| What you need to do |
Set down exactly the lines of the listing below, please, beginning with the first and ending with the line that holds "ReferenceLine, XAxis, YAxis".

| Given information |
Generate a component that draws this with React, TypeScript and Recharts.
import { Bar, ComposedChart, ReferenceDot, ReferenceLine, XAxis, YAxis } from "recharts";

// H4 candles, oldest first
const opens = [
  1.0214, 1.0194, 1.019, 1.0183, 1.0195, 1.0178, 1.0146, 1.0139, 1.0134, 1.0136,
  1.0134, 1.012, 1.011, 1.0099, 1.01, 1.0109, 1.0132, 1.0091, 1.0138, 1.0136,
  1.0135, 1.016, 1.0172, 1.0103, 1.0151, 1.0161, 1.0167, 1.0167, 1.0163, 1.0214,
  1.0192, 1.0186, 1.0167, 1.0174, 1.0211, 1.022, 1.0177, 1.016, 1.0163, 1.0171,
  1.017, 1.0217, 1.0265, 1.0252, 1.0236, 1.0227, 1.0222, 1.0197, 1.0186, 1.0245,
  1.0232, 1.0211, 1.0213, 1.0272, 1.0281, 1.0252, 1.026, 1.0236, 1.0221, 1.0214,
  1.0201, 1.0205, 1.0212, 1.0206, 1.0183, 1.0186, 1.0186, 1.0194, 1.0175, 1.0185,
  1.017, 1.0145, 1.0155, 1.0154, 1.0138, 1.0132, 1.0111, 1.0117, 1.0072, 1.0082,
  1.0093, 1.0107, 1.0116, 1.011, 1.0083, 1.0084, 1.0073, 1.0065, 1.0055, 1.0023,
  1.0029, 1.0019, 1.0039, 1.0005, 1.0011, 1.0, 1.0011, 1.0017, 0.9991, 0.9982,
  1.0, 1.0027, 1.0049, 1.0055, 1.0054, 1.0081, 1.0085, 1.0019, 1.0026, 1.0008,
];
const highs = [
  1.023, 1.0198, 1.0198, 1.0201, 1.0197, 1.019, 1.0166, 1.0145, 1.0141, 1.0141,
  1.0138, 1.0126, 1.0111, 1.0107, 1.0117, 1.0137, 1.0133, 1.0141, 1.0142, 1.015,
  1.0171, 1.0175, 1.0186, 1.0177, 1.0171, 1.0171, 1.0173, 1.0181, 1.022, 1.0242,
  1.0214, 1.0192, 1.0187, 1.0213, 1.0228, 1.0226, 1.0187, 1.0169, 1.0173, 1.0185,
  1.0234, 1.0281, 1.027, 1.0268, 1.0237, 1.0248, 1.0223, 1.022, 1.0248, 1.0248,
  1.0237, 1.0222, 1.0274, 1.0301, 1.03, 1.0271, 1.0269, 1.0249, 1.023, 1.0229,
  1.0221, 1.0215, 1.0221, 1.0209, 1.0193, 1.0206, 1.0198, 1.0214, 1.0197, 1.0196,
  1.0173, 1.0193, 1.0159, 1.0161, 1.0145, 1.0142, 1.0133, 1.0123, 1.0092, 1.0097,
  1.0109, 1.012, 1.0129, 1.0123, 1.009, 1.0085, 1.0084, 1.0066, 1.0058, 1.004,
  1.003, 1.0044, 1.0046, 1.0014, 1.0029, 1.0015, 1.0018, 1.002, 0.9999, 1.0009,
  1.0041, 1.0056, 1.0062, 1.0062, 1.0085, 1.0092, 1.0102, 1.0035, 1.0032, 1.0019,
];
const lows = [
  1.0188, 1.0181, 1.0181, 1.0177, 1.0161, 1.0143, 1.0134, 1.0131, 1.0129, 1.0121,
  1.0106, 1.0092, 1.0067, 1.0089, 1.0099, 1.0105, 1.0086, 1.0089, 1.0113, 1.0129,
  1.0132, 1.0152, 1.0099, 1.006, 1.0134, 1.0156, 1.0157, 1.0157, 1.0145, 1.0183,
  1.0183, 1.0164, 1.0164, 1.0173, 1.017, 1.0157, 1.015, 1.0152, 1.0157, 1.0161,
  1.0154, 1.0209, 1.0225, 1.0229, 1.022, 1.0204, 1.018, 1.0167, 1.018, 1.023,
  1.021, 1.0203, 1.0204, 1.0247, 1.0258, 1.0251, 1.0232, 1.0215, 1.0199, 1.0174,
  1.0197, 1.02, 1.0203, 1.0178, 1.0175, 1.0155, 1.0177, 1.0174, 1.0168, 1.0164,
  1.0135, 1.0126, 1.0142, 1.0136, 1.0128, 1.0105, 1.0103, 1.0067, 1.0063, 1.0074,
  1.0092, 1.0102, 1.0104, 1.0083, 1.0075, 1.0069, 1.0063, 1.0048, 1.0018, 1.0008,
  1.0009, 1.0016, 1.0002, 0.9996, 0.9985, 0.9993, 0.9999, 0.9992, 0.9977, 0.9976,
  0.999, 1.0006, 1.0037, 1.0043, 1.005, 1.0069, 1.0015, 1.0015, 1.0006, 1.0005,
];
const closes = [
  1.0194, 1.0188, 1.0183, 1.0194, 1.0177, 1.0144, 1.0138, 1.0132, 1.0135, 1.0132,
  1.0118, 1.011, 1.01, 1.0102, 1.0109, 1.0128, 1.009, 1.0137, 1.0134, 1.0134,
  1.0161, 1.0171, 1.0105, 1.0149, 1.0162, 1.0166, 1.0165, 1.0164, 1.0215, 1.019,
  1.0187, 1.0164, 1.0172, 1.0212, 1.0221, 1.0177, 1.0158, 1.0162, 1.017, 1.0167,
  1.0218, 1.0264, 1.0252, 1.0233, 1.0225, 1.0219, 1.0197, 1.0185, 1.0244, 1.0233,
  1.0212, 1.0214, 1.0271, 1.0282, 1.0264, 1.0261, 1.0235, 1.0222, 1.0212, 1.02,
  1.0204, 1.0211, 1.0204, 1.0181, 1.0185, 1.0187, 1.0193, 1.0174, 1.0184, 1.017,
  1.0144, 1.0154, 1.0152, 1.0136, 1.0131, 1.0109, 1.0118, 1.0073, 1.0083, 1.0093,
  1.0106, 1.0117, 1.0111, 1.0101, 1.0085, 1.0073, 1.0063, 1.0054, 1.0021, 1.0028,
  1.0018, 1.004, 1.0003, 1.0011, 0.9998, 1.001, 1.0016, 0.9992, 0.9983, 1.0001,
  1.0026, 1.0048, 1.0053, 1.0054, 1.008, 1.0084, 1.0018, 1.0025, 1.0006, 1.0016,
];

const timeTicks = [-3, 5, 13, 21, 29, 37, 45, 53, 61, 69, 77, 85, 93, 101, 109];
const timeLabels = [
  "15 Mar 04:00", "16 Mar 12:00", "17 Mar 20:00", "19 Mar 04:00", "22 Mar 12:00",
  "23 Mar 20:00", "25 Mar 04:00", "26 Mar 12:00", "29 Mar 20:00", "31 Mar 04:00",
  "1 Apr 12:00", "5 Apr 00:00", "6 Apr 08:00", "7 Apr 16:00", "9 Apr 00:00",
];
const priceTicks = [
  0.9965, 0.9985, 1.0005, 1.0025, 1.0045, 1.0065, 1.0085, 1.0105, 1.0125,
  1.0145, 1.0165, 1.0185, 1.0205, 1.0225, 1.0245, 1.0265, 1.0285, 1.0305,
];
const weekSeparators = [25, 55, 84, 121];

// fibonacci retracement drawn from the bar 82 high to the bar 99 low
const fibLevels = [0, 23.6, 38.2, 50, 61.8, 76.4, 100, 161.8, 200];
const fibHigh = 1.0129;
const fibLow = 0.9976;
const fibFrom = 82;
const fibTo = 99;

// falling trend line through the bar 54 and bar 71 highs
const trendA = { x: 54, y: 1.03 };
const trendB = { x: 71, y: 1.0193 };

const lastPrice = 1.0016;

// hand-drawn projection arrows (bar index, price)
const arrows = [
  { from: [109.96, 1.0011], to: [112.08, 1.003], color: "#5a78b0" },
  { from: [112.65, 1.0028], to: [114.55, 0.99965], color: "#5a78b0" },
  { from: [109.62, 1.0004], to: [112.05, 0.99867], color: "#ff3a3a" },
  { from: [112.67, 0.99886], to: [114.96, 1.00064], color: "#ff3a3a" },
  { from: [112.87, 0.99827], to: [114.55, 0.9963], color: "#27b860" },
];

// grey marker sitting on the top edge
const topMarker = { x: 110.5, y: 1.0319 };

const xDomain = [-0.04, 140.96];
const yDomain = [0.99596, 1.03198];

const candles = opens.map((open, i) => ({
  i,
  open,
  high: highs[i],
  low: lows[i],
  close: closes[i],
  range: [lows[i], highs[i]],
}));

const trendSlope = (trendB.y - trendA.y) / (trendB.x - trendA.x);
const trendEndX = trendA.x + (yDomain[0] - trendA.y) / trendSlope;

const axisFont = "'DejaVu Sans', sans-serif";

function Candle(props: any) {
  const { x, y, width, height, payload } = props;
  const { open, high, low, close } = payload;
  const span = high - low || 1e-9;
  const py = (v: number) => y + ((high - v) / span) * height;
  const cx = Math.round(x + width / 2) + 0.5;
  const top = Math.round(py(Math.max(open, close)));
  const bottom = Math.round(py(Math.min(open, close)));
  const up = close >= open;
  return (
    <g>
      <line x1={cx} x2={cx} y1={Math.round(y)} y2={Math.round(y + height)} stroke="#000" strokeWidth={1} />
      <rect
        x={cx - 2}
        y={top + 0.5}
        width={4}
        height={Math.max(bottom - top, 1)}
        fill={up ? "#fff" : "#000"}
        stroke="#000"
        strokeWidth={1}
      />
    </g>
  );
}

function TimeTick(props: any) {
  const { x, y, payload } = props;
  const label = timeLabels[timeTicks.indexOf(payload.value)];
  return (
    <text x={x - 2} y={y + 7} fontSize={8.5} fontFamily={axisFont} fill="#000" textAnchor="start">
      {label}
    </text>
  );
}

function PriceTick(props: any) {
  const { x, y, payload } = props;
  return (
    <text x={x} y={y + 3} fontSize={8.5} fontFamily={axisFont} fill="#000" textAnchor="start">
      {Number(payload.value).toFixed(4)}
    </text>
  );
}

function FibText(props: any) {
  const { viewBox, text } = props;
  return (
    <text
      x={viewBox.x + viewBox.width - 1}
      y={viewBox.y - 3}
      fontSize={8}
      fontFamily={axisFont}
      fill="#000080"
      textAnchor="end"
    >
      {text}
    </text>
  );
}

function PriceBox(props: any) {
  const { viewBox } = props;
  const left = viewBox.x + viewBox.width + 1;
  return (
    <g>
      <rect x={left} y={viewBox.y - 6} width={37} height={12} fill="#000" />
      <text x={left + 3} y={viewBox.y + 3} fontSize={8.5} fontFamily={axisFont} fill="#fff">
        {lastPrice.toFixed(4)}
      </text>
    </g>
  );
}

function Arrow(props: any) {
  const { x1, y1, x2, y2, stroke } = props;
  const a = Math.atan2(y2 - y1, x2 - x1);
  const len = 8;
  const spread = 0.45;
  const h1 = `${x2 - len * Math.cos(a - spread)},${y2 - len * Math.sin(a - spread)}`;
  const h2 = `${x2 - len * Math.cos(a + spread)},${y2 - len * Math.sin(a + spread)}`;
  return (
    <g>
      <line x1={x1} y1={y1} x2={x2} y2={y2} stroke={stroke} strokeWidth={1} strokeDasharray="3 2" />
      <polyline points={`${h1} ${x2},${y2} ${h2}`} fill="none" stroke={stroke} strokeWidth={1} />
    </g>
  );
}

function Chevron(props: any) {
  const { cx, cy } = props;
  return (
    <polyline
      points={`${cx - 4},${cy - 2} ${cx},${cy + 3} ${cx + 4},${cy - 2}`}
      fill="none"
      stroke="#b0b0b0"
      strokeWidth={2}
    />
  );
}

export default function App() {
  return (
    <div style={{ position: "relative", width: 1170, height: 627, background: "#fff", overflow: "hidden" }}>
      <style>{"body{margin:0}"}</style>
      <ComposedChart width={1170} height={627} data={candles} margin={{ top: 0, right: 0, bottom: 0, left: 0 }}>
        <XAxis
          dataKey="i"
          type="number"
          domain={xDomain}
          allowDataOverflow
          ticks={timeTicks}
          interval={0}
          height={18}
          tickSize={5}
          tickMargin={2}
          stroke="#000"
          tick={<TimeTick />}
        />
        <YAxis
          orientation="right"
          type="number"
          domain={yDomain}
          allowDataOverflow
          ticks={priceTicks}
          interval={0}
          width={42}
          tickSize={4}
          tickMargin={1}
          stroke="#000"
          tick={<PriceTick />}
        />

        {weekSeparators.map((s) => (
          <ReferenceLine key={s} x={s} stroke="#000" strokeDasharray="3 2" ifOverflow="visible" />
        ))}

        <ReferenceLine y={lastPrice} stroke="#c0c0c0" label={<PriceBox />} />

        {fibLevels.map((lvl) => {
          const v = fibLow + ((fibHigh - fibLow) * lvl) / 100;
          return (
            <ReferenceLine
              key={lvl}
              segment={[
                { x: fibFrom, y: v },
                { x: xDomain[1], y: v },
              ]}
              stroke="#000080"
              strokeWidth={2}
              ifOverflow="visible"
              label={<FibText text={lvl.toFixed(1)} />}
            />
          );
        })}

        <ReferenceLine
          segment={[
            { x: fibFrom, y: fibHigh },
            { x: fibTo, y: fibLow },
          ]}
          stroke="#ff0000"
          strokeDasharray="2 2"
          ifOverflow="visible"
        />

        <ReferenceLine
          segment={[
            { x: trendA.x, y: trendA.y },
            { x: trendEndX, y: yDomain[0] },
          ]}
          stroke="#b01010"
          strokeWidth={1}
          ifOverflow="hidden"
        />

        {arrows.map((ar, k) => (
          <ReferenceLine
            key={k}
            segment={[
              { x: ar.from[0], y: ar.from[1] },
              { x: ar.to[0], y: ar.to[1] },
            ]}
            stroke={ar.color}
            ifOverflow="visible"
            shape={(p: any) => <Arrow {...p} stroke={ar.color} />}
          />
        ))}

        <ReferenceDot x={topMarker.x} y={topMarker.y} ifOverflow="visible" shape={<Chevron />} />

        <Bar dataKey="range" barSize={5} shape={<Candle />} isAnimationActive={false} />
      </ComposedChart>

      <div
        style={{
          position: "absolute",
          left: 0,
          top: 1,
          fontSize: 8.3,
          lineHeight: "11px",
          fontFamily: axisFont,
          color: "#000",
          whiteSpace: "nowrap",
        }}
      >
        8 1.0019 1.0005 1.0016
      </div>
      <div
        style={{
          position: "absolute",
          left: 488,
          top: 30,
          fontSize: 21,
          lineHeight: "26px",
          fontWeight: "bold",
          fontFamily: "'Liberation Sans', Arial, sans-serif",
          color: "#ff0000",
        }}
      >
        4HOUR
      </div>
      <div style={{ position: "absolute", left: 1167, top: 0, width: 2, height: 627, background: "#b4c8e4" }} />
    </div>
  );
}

| Exercise output |
Generate a component that draws this with React, TypeScript and Recharts.
import { Bar, ComposedChart, ReferenceDot, ReferenceLine, XAxis, YAxis } from "recharts";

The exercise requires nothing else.